#### [Source material]
|---|
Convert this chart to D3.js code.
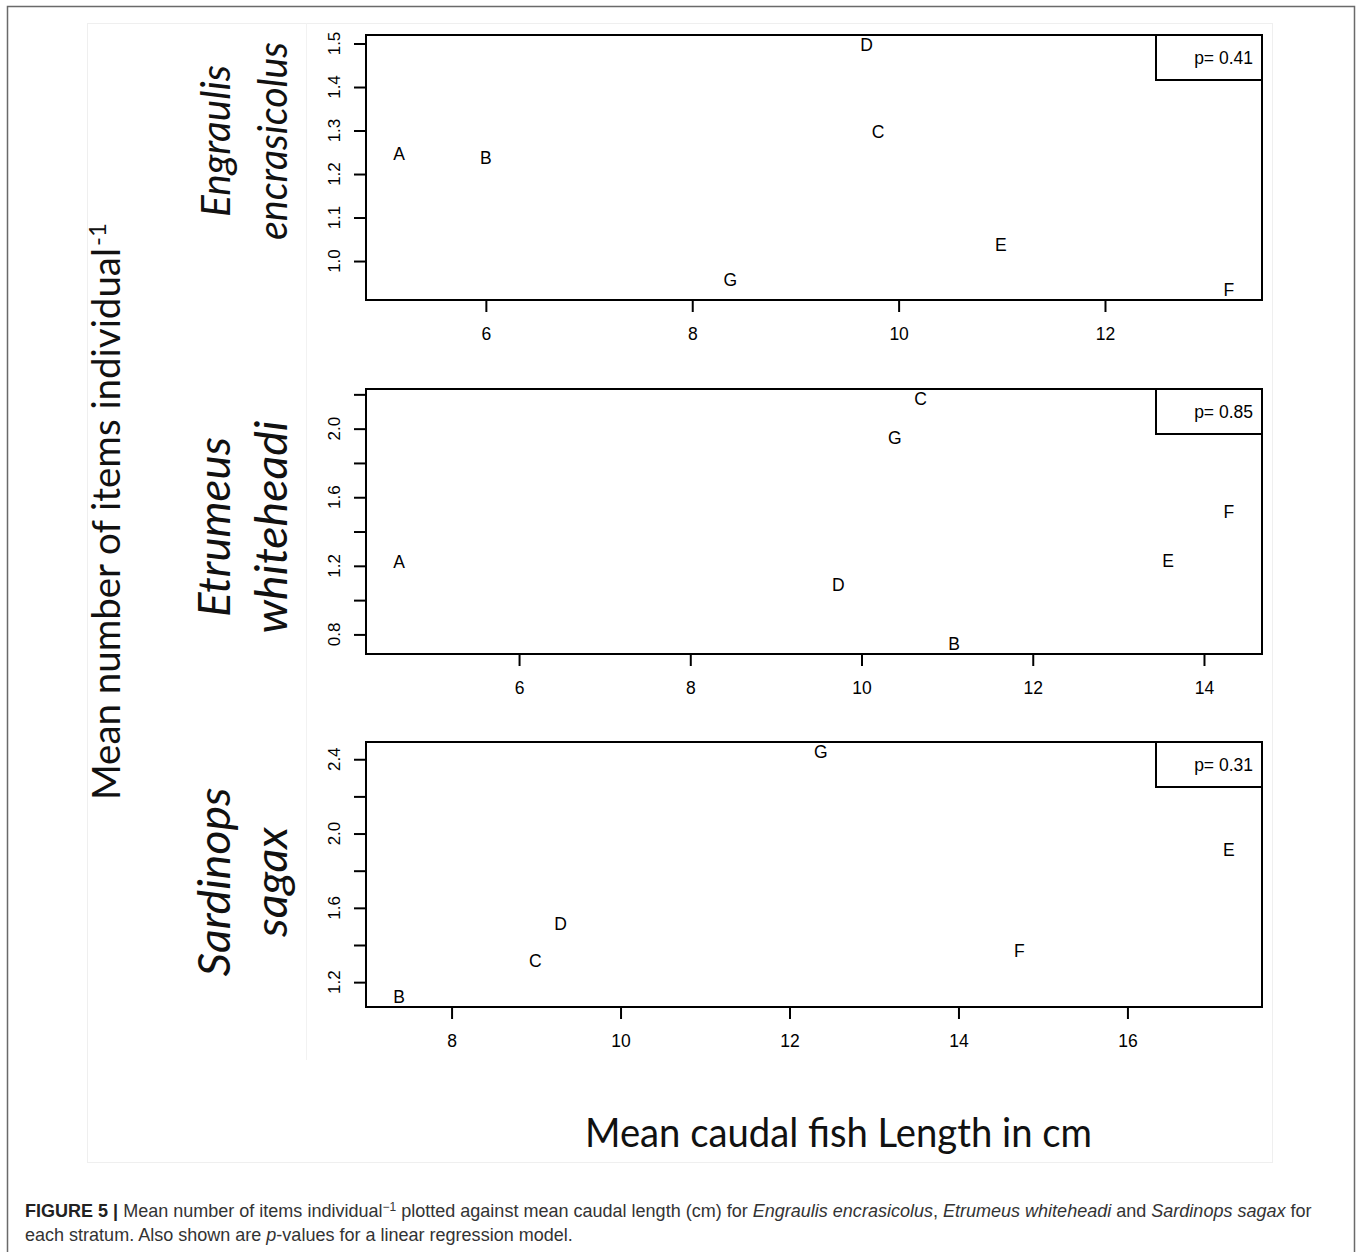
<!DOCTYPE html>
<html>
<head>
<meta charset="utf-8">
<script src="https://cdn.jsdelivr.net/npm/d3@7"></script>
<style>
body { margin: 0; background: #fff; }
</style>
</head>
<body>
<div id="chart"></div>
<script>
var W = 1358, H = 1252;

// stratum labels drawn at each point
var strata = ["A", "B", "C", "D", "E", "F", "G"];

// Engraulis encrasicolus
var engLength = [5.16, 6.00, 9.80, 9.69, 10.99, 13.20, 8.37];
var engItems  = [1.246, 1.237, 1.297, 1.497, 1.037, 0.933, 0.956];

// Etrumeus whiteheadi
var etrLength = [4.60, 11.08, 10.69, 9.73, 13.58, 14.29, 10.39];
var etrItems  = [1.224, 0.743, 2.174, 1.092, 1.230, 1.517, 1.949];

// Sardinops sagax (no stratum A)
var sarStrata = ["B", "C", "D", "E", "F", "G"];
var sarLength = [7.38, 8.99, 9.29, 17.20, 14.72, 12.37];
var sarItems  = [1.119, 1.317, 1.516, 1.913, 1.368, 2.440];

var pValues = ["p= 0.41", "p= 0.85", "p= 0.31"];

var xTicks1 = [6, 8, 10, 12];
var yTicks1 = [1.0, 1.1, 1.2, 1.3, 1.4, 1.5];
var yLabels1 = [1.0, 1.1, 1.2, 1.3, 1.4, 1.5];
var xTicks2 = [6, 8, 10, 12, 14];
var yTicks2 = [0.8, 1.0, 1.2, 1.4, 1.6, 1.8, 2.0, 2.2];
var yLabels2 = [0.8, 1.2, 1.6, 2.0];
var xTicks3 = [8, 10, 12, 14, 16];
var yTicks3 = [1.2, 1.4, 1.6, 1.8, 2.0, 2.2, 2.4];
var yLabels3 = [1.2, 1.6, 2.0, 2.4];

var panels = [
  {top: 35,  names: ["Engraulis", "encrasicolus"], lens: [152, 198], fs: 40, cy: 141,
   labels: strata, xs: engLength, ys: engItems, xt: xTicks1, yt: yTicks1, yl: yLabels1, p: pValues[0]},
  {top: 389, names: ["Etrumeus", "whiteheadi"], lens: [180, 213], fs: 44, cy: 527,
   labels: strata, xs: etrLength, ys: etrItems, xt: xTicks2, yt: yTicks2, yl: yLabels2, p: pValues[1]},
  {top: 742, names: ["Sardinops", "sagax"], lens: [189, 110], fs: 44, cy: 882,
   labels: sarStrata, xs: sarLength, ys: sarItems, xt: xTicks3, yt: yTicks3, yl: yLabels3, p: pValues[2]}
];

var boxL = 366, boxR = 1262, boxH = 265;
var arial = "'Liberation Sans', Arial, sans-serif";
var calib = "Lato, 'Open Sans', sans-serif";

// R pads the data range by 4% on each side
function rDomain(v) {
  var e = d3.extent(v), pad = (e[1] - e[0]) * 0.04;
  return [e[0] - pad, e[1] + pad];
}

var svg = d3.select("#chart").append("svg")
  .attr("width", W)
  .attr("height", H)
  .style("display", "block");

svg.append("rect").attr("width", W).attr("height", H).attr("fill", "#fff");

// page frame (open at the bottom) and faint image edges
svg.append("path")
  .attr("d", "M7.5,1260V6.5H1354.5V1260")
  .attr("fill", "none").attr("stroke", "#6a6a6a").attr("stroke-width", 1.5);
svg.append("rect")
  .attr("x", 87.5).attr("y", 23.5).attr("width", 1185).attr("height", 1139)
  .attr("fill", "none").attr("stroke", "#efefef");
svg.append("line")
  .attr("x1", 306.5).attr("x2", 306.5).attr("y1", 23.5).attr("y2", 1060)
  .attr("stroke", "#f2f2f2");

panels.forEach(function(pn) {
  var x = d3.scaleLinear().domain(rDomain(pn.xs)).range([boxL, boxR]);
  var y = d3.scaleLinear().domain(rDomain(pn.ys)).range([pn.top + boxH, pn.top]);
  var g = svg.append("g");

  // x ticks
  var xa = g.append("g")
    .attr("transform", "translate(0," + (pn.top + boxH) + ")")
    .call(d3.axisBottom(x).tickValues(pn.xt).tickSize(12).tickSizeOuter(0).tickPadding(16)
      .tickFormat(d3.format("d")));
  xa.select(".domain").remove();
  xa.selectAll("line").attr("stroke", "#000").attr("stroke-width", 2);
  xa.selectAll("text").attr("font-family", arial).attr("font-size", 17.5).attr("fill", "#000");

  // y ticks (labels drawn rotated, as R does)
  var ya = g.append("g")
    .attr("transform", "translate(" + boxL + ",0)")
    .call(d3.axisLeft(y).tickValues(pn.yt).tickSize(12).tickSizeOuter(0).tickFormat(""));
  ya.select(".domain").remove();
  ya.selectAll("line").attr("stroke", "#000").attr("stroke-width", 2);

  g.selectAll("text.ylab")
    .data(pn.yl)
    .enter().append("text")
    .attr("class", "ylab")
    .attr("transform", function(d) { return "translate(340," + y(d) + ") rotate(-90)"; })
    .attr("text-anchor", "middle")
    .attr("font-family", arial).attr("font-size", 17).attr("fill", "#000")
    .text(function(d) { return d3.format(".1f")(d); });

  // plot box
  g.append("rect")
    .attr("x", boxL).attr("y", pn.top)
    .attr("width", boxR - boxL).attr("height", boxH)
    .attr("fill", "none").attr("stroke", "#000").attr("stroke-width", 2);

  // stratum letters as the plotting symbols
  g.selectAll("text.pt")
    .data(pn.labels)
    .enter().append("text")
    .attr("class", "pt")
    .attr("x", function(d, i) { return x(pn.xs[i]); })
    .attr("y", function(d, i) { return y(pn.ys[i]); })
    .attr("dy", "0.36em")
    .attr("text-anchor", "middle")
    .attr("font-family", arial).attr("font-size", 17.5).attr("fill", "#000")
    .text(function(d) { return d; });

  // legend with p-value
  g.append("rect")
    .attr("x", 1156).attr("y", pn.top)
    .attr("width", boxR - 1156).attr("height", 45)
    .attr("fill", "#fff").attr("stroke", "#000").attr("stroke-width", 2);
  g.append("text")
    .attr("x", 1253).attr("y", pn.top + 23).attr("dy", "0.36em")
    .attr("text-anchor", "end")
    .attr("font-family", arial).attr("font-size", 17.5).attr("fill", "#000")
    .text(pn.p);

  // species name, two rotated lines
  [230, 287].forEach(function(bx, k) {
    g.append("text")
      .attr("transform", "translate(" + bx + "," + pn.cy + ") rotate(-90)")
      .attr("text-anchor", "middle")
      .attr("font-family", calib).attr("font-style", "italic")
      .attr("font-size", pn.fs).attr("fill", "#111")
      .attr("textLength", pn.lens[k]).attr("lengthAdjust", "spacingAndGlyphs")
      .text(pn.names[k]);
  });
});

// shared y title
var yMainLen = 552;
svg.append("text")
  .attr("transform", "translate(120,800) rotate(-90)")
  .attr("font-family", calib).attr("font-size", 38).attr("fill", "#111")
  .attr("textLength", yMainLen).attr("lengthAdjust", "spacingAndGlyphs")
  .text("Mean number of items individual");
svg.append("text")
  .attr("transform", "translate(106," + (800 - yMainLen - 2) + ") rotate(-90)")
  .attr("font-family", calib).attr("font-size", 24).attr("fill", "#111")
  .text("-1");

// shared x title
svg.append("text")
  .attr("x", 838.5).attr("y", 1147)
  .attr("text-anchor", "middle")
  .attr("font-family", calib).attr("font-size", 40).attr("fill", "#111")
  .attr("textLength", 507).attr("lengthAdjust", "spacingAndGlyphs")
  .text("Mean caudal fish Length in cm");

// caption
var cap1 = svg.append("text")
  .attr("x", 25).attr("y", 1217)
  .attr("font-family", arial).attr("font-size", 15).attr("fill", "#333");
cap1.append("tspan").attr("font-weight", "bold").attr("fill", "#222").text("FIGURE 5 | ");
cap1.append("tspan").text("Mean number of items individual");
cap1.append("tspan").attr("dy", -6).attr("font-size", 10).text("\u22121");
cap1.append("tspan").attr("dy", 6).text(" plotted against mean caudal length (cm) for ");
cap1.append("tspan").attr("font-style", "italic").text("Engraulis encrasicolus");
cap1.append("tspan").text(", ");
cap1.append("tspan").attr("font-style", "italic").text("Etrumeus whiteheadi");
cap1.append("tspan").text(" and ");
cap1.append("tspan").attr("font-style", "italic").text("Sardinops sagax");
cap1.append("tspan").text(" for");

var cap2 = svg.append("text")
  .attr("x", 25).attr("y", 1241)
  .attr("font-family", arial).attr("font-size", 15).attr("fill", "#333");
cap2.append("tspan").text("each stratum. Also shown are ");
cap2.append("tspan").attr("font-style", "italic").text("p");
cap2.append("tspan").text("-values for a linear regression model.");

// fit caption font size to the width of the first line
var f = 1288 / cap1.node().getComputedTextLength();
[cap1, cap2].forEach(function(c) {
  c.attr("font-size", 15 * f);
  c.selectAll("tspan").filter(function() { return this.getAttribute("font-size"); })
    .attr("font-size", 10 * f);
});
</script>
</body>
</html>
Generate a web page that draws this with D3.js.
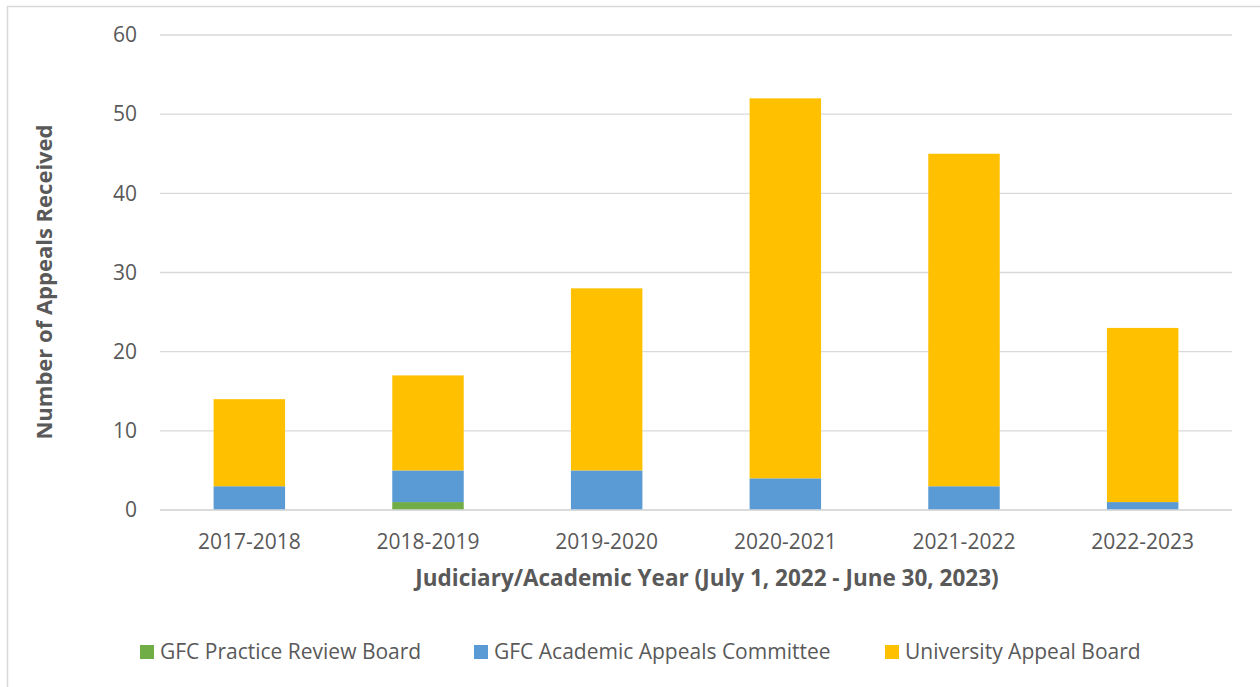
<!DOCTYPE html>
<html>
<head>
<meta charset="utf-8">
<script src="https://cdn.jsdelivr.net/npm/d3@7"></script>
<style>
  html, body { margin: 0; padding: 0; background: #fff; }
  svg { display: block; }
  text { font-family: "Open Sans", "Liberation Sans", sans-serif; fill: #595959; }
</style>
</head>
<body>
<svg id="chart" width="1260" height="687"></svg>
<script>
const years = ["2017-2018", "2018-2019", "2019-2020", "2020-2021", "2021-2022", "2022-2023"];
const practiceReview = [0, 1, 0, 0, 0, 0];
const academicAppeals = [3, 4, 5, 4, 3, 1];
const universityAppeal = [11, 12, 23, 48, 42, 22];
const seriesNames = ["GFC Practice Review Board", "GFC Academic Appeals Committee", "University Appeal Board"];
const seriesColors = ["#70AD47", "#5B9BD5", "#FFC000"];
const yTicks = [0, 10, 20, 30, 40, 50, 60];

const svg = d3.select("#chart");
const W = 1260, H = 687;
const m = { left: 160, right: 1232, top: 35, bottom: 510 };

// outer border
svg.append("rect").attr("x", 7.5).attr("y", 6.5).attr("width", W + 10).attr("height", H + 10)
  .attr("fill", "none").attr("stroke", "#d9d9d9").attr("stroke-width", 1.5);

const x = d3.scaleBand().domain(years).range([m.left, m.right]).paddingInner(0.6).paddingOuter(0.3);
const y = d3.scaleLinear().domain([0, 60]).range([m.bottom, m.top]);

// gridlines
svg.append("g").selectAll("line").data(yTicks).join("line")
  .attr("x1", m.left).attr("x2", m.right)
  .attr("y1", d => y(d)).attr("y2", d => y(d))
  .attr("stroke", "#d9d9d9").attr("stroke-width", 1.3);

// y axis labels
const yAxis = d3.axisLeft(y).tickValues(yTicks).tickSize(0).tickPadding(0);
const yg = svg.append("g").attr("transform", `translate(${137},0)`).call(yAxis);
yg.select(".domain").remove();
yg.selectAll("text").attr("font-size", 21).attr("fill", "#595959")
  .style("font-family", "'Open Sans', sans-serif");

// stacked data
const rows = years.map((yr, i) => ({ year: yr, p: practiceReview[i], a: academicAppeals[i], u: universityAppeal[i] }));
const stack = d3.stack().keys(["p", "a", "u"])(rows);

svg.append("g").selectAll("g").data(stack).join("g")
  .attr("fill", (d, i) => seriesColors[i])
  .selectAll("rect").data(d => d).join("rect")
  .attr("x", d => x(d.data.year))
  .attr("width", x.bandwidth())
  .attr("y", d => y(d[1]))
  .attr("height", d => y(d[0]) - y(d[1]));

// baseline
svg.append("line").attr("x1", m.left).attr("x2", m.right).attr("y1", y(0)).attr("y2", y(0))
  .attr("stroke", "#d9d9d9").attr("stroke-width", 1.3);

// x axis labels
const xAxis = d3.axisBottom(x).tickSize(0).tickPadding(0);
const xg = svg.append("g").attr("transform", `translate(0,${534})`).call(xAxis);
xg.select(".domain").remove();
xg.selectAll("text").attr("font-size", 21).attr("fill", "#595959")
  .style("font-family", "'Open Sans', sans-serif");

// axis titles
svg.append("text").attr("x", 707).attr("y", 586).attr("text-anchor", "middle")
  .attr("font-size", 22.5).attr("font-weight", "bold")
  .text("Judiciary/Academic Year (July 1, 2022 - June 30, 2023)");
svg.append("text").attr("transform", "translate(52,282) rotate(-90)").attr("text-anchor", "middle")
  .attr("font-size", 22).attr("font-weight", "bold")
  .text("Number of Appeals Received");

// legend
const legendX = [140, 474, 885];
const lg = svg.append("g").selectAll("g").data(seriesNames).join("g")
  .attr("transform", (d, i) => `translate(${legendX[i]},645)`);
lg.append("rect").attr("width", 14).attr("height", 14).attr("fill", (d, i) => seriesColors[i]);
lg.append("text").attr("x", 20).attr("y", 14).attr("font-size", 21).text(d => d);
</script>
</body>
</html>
|---|
#### [Exercise requirements]
Scan the listing above and identify each line holding the string "this"; copy every such line.

#### [Final result]
Convert this chart to D3.js code.
  c.selectAll("tspan").filter(function() { return this.getAttribute("font-size"); })
Generate a web page that draws this with D3.js.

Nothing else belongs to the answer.